Because the mechanism was poorly monitored, we had no idea about the problem until 8:40 AM. At 9:20 AM, we managed to start processing queued tasks. However, we could not retrieve any new tasks from a database. For reasons unknown, the panel with statistics and settings of daemons retrieving tasks was unavailable. At 10:04 AM, task retrieving was working, but we found another problem – several million tasks waiting to be processed, which would take roughly 84 hours. Naturally, when the oldest tasks are transferred first, such a situation is unacceptable. As a result, one of offered features, i.e. the cart with numerous offers had no chance to work at all.
The Site Reliability Engineering Team was working on minimising the damage and solving problems. We started with increasing the efficiency of task processing. As a result, we were able to establish new efficiency limits of the system, which are now about twice as high. In order to prevent further delay and decrease the number of tasks to be processed, we decided to cancel the release scheduled on 23rd October as well as subscribed offer alerts that were supposed to be sent on the night of 23rd October. Besides, we wanted to reduce the number of tasks waiting to be retrieved. We decided to remove those that could not be processed, i.e. cart purchases and overdue subscription.
The third thing we needed to do, was finding the cause of this enormous number of tasks.
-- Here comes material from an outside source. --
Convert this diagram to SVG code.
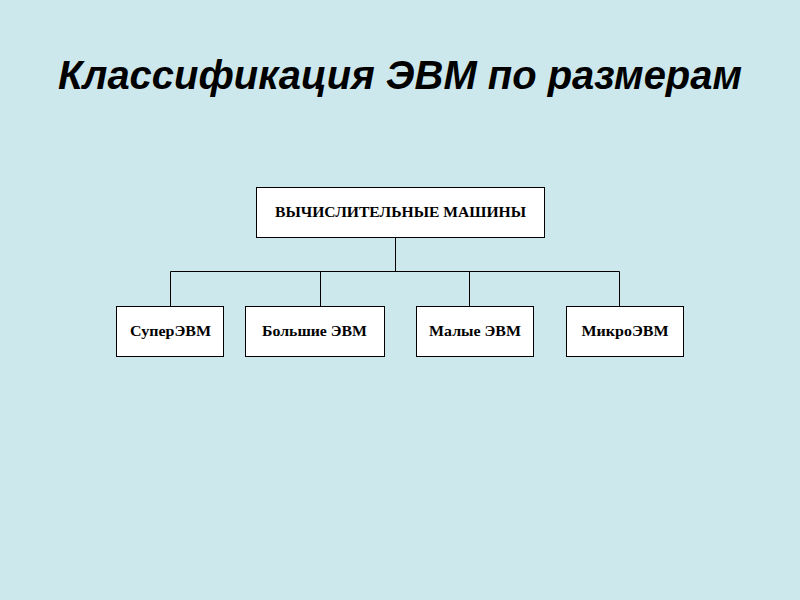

For reasons which we still do not understand, after rebooting, daemons started to retrieve tasks dated 11th September 2014. When we noticed it, we set the task counter to the first task submitted on 23rd October 2014. As a result, the queue displayed only most recent tasks waiting to be processed. Moreover, this modification also fixed the administration panel of task retrieving daemons. The processing delay ended on 24th October about 7:00 PM.
Consequences of failure
The failure caused several hours of delay in task processing. Some tasks that were submitted after 11th September 2014, but for some reason had not been correctly re-processed, were finally executed. In certain cases, invalid task may not correctly indicate its execution status. Nevertheless, such tasks were processed again.
It is necessary to monitor the task processing subsystem. Currently, we do not notice most of the system problems. Each restart of any Allegro Platform server must be supervised by an on-duty service specialist who can verify whether everything works as it should. Still, it is absolutely unacceptable when a reboot or failure of one machine affects the site. Unfortunately, the mentioned system includes a SPOF. We need to take necessary steps to increase the reliability and resilience to failures of system components. Moreover, old tasks will be removed from the database automatically. We do not know what triggered the switch of task counter. We think it was a code bug or error in database connection configuration. It could explain why the task retrieving daemon, which was running continuously for several months, did not save the counter. After the restart, the counter is saved properly.